The idiom "March to the beat of one's own drum" or the very similar "March to the beat of a different drummer" means someone who is unconventional, nonconformist, does things in his or her own way. Whether this is a positive or negative characteristic depends on what things those are, and perhaps even more on the attitude of the person making the comment.

Some people value conformity highly, and tend to see those who violate norms as selfish or antisocial. Other people think of the ability to make one's own choices to indicate bravery or praiseworthy resistance to the pressure of the majority.

Idioms Online (linked above) suggests that the phrase may have derived from a passage in Walden (1854) by Henry David Thoreau, which runs:

If a man does not keep pace with his companions, perhaps it is because he hears a different drummer.

phrases.com also refers to Thoreau as the source of the idiom, as does this bookbrowse.com page. Thoreau seems to have regarded this as a good thing, but not everyone did then nor does everyone now.

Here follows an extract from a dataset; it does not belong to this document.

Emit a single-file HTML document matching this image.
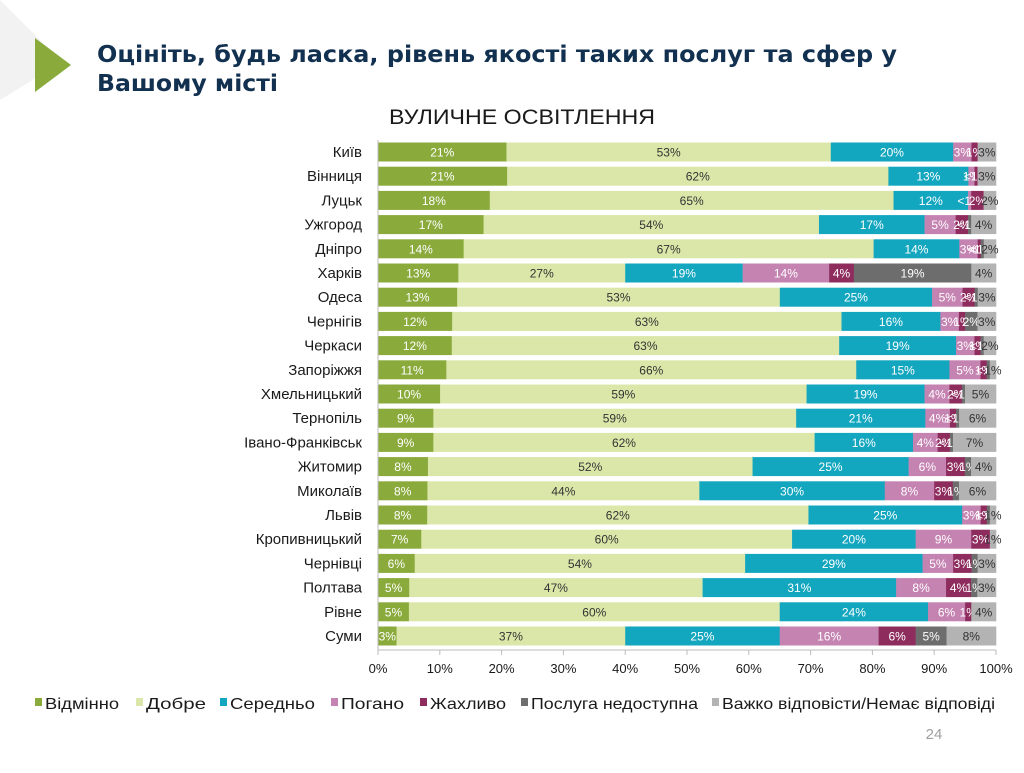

For example, this personal essay seems to regard "marching to a different drummer" in a very positive light, while this essay by a psychologist associates it with possible "determined and oppositional nonconformity", "an excuse for not fulfilling school expectations." and being "rebellious". This difference of attitude toward the idiom is, at base, a difference of attitude toward nonconformity, and also what kind of nonconformity the speaker or writer has in mind.